» **Given exercise**
Using the listing below, report all lines holding the word "that".

◇ ◇ ◇ ◇ ◇ ◇ ◇

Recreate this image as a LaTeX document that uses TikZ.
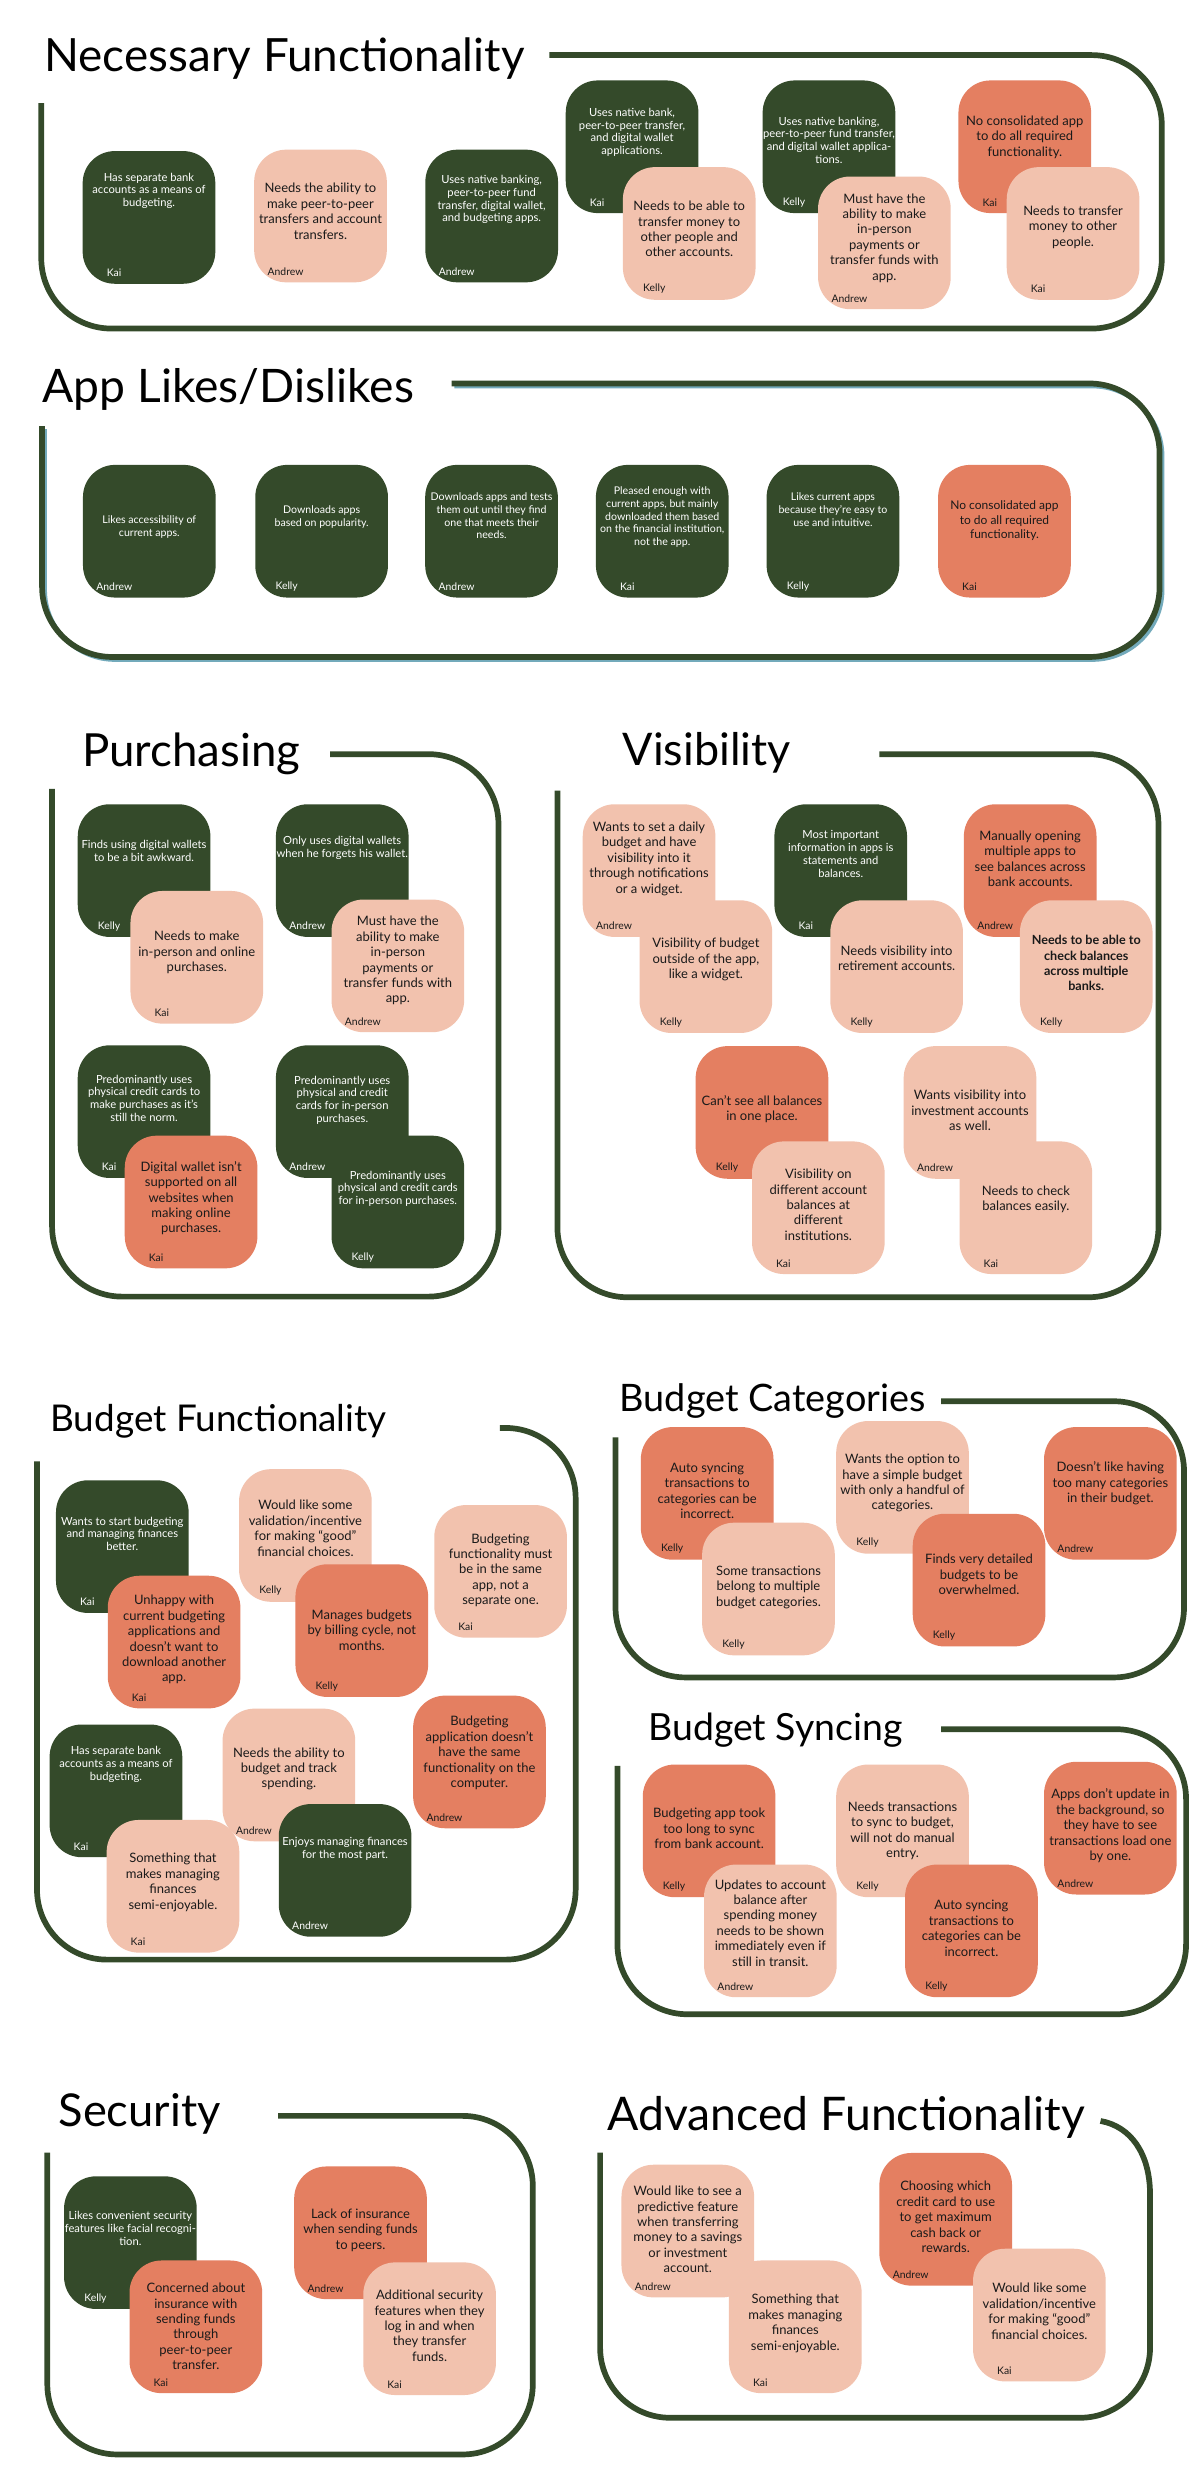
\documentclass[tikz,border=0pt]{standalone}
\usepackage{fontspec}
\setmainfont{Lato}
\usepackage{graphicx}
\usetikzlibrary{calc}
\definecolor{dkg}{HTML}{344A2A}
\definecolor{pkc}{HTML}{F2C2AE}
\definecolor{ogc}{HTML}{E47F61}
\definecolor{shd}{HTML}{73AABB}
\definecolor{inkc}{HTML}{1A1A1A}
\tikzset{
 notebox/.style={rectangle, rounded corners=16pt, minimum width=66.3pt, minimum height=66.3pt, inner sep=0pt, anchor=north west, draw=none},
 dk/.style={notebox, fill=dkg},
 pk/.style={notebox, fill=pkc},
 og/.style={notebox, fill=ogc},
 dktxt/.style={text=white, font=\fontsize{5.6}{6.4}\selectfont, align=center, inner sep=0pt},
 pktxt/.style={text=inkc, font=\fontsize{6.5}{7.7}\selectfont, align=center, inner sep=0pt},
 ogtxt/.style={pktxt},
 dknm/.style={text=white, font=\fontsize{5.2}{6}\selectfont, inner sep=0pt},
 pknm/.style={text=inkc, font=\fontsize{5.2}{6}\selectfont, inner sep=0pt},
 ognm/.style={pknm},
 frame/.style={draw=dkg, line width=2.85pt, rounded corners=35pt},
 ttl/.style={anchor=base west, inner sep=0pt, text=black},
}
\newcommand\stk[8][]{%
 \node[#3] (#2) at (#4,#5) {};
 \node[#3txt,#1] (#2-t) at ($(#2.north)+(0,#6)$) {#7};
 \node[#3nm] (#2-n) at ($(#2.north west)+(20,77)$) {#8};
}
\begin{document}
\begin{tikzpicture}[x=0.79365pt, y=-0.79365pt]
\useasboundingbox (0,0) rectangle (756,1568);
\fill[white] (0,0) rectangle (756,1568);

% ---------- frames ----------
\draw[frame] (346,34.7) -- (731.6,34.7) -- (731.6,206.9) -- (26,206.9) -- (26,65);
\draw[frame, draw=shd, line width=2pt, shift={(1.8,1.8)}] (284.4,241.5) -- (730.2,241.5) -- (730.2,413.7) -- (26.5,413.7) -- (26.5,268.4);
\draw[frame] (284.4,241.5) -- (730.2,241.5) -- (730.2,413.7) -- (26.5,413.7) -- (26.5,268.4);
\draw[frame] (207.9,474.9) -- (313.9,474.9) -- (313.9,816.5) -- (32.8,816.5) -- (32.8,496.7);
\draw[frame] (553.7,474.9) -- (729.5,474.9) -- (729.5,816.9) -- (351,816.9) -- (351,497.9);
\draw[frame] (314.7,899.2) -- (362.5,899.2) -- (362.5,1234) -- (23.3,1234) -- (23.3,920.2);
\draw[frame] (592.6,882.4) -- (745.6,882.4) -- (745.6,1056.3) -- (387.6,1056.3) -- (387.6,905.1);
\draw[frame] (592.6,1088.9) -- (746.9,1088.9) -- (746.9,1268.4) -- (388.8,1268.4) -- (388.8,1112);
\draw[frame] (175.2,1332.4) -- (335.5,1332.4) -- (335.5,1545.6) -- (29.8,1545.6) -- (29.8,1355.5);
\draw[frame, rounded corners=0pt] (693,1335.6) .. controls (712,1339) and (724.2,1356) .. (724.2,1382);
\draw[frame] (724.2,1381) -- (724.2,1522.5) -- (377.9,1522.5) -- (377.9,1355.5);

% ---------- titles ----------
\node[ttl] (t1) at (27.7,45.2) {\resizebox{240pt}{!}{Necessary Functionality}};
\node[ttl] (t2) at (26.5,253.7) {\resizebox{185.6pt}{!}{App Likes/Dislikes}};
\node[ttl] (t3) at (51.4,482.5) {\resizebox{109pt}{!}{Purchasing}};
\node[ttl] (t4) at (391.9,482) {\resizebox{84pt}{!}{Visibility}};
\node[ttl] (t5) at (31.5,901.6) {\resizebox{168pt}{!}{Budget Functionality}};
\node[ttl] (t6) at (390,888.7) {\resizebox{153pt}{!}{Budget Categories}};
\node[ttl] (t7) at (408.1,1096.2) {\resizebox{127pt}{!}{Budget Syncing}};
\node[ttl] (t8) at (36.6,1338.8) {\resizebox{81pt}{!}{Security}};
\node[ttl] (t9) at (382.3,1341.5) {\resizebox{238.7pt}{!}{Advanced Functionality}};

% ---------- Necessary Functionality ----------
\stk{na}{dk}{51.8}{94.9}{25.3}{Has separate bank\\accounts as a means of\\budgeting.}{Kai}
\stk{nb}{pk}{159.8}{94}{39}{Needs the ability to\\make peer-to-peer\\transfers and account\\transfers.}{Andrew}
\stk{nc}{dk}{267.6}{94}{31.7}{Uses native banking,\\peer-to-peer fund\\transfer, digital wallet,\\and budgeting apps.}{Andrew}
\stk{nd}{dk}{356}{50.4}{32.9}{Uses native bank,\\peer-to-peer transfer,\\and digital wallet\\applications.}{Kai}
\stk{ne}{pk}{392}{105}{39.3}{Needs to be able to\\transfer money to\\other people and\\other accounts.}{Kelly}
\stk{nf}{dk}{480}{50.4}{37.9}{Uses native banking,\\peer-to-peer fund transfer,\\and digital wallet applica-\\tions.}{Kelly}
\stk{ng}{pk}{514.9}{110.9}{38.9}{Must have the\\ability to make\\in-person\\payments or\\transfer funds with\\app.}{Andrew}
\stk{nh}{og}{603.3}{50.4}{36}{No consolidated app\\to do all required\\functionality.}{Kai}
\stk{ni}{pk}{633.7}{105}{38}{Needs to transfer\\money to other\\people.}{Kai}

% ---------- App Likes/Dislikes ----------
\stk[font=\fontsize{5.3}{6.4}\selectfont]{la}{dk}{52}{292.5}{39.6}{Likes accessibility of\\current apps.}{Andrew}
\stk[font=\fontsize{5.3}{6.4}\selectfont]{lb}{dk}{160.5}{292.5}{33.2}{Downloads apps\\based on popularity.}{Kelly}
\stk[font=\fontsize{5.3}{6.4}\selectfont]{lc}{dk}{267.5}{292.5}{32.3}{Downloads apps and tests\\them out until they find\\one that meets their\\needs.}{Andrew}
\stk[font=\fontsize{5.3}{6.4}\selectfont]{ld}{dk}{375}{292.5}{33.1}{Pleased enough with\\current apps, but mainly\\downloaded them based\\on the financial institution,\\not the app.}{Kai}
\stk[font=\fontsize{5.3}{6.4}\selectfont]{le}{dk}{482.5}{292.5}{28.3}{Likes current apps\\because they’re easy to\\use and intuitive.}{Kelly}
\stk[font=\fontsize{6}{7.3}\selectfont]{lf}{og}{590.5}{292.5}{35.5}{No consolidated app\\to do all required\\functionality.}{Kai}

% ---------- Purchasing ----------
\stk{pa}{dk}{48.7}{506.2}{29.6}{Finds using digital wallets\\to be a bit awkward.}{Kelly}
\stk{pb}{pk}{81.9}{560.8}{38.9}{Needs to make\\in-person and online\\purchases.}{Kai}
\stk{pc}{dk}{173.5}{506.2}{27.8}{Only uses digital wallets\\when he forgets his wallet.}{Andrew}
\stk{pd}{pk}{208.5}{566.2}{38.8}{Must have the\\ability to make\\in-person\\payments or\\transfer funds with\\app.}{Andrew}
\stk{pe}{dk}{48.7}{658}{33.6}{Predominantly uses\\physical credit cards to\\make purchases as it’s\\still the norm.}{Kai}
\stk{pf}{og}{78.3}{714.9}{39.7}{Digital wallet isn’t\\supported on all\\websites when\\making online\\purchases.}{Kai}
\stk{pg}{dk}{173.5}{658}{34.8}{Predominantly uses\\physical and credit\\cards for in-person\\purchases.}{Andrew}
\stk{ph}{dk}{208.5}{714.9}{33.7}{Predominantly uses\\physical and credit cards\\for in-person purchases.}{Kelly}

% ---------- Visibility ----------
\stk{va}{pk}{366.7}{506.2}{34.6}{Wants to set a daily\\budget and have\\visibility into it\\through notifications\\or a widget.}{Andrew}
\stk{vb}{pk}{402.5}{566.7}{37.7}{Visibility of budget\\outside of the app,\\like a widget.}{Kelly}
\stk{vc}{dk}{487.4}{506.2}{31.6}{Most important\\information in apps is\\statements and\\balances.}{Kai}
\stk{vd}{pk}{522.6}{566.7}{36.7}{Needs visibility into\\retirement accounts.}{Kelly}
\stk{ve}{og}{606.7}{506.2}{34.7}{Manually opening\\multiple apps to\\see balances across\\bank accounts.}{Andrew}
\stk[font=\fontsize{6.3}{7.7}\selectfont\bfseries]{vf}{pk}{642}{566.7}{39.8}{Needs to be able to\\check balances\\across multiple\\banks.}{Kelly}
\stk{vg}{og}{437.8}{658.5}{40}{Can’t see all balances\\in one place.}{Kelly}
\stk{vh}{pk}{473.3}{718.5}{40.1}{Visibility on\\different account\\balances at\\different\\institutions.}{Kai}
\stk{vi}{pk}{568.8}{658.5}{40.9}{Wants visibility into\\investment accounts\\as well.}{Andrew}
\stk{vj}{pk}{604}{718.5}{36.7}{Needs to check\\balances easily.}{Kai}

% ---------- Budget Functionality ----------
\stk{ba}{dk}{35}{931.9}{34}{Wants to start budgeting\\and managing finances\\better.}{Kai}
\stk{bb}{og}{67.6}{992}{40.5}{Unhappy with\\current budgeting\\applications and\\doesn’t want to\\download another\\app.}{Kai}
\stk{bc}{pk}{150.3}{924.9}{37.4}{Would like some\\validation/incentive\\for making “good”\\financial choices.}{Kelly}
\stk{bd}{og}{185.8}{984.8}{41.6}{Manages budgets\\by billing cycle, not\\months.}{Kelly}
\stk{be}{pk}{273.2}{947.5}{41.3}{Budgeting\\functionality must\\be in the same\\app, not a\\separate one.}{Kai}
\stk{bf}{dk}{31}{1085.7}{25.4}{Has separate bank\\accounts as a means of\\budgeting.}{Kai}
\stk{bg}{pk}{66.9}{1145.8}{39.6}{Something that\\makes managing\\finances\\semi-enjoyable.}{Kai}
\stk{bh}{pk}{139.9}{1075.7}{38.2}{Needs the ability to\\budget and track\\spending.}{Andrew}
\stk{bi}{dk}{175.3}{1135.8}{28.6}{Enjoys managing finances\\for the most part.}{Andrew}
\stk{bj}{og}{259.9}{1067.5}{36.4}{Budgeting\\application doesn’t\\have the same\\functionality on the\\computer.}{Andrew}

% ---------- Budget Categories ----------
\stk{ca}{og}{403.3}{898.4}{40.3}{Auto syncing\\transactions to\\categories can be\\incorrect.}{Kelly}
\stk{cb}{pk}{441.9}{958.6}{41}{Some transactions\\belong to multiple\\budget categories.}{Kelly}
\stk{cc}{pk}{526.3}{894.6}{39.4}{Wants the option to\\have a simple budget\\with only a handful of\\categories.}{Kelly}
\stk{cd}{og}{574.5}{953}{38.5}{Finds very detailed\\budgets to be\\overwhelmed.}{Kelly}
\stk{ce}{og}{657.2}{898.4}{35.8}{Doesn’t like having\\too many categories\\in their budget.}{Andrew}

% ---------- Budget Syncing ----------
\stk{sa}{og}{404.5}{1110.9}{40.4}{Budgeting app took\\too long to sync\\from bank account.}{Kelly}
\stk{sb}{pk}{443.1}{1173.9}{36.9}{Updates to account\\balance after\\spending money\\needs to be shown\\immediately even if\\still in transit.}{Andrew}
\stk{sc}{pk}{526.3}{1110.9}{41.9}{Needs transactions\\to sync to budget,\\will not do manual\\entry.}{Kelly}
\stk{sd}{og}{569.7}{1173.9}{40.4}{Auto syncing\\transactions to\\categories can be\\incorrect.}{Kelly}
\stk{se}{og}{657.2}{1109.2}{40.5}{Apps don’t update in\\the background, so\\they have to see\\transactions load one\\by one.}{Andrew}

% ---------- Security ----------
\stk{xa}{dk}{40.1}{1370.2}{33.1}{Likes convenient security\\features like facial recogni-\\tion.}{Kelly}
\stk{xb}{og}{81.3}{1423.2}{41.8}{Concerned about\\insurance with\\sending funds\\through\\peer-to-peer\\transfer.}{Kai}
\stk{xc}{og}{185}{1364}{40.4}{Lack of insurance\\when sending funds\\to peers.}{Andrew}
\stk{xd}{pk}{228.5}{1424.4}{40.1}{Additional security\\features when they\\log in and when\\they transfer\\funds.}{Kai}

% ---------- Advanced Functionality ----------
\stk{aa}{pk}{391.1}{1362.9}{41}{Would like to see a\\predictive feature\\when transferring\\money to a savings\\or investment\\account.}{Andrew}
\stk{ab}{pk}{458.8}{1423.2}{39.8}{Something that\\makes managing\\finances\\semi-enjoyable.}{Kai}
\stk{ac}{og}{553.5}{1355.5}{40.5}{Choosing which\\credit card to use\\to get maximum\\cash back or\\rewards.}{Andrew}
\stk{ad}{pk}{612.5}{1415.8}{39.6}{Would like some\\validation/incentive\\for making “good”\\financial choices.}{Kai}
\end{tikzpicture}
\end{document}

◇ ◇ ◇ ◇ ◇ ◇ ◇

» **Exercise output**
Recreate this image as a LaTeX document that uses TikZ.
\stk[font=\fontsize{5.3}{6.4}\selectfont]{lc}{dk}{267.5}{292.5}{32.3}{Downloads apps and tests\\them out until they find\\one that meets their\\needs.}{Andrew}
\stk{bg}{pk}{66.9}{1145.8}{39.6}{Something that\\makes managing\\finances\\semi-enjoyable.}{Kai}
\stk{ab}{pk}{458.8}{1423.2}{39.8}{Something that\\makes managing\\finances\\semi-enjoyable.}{Kai}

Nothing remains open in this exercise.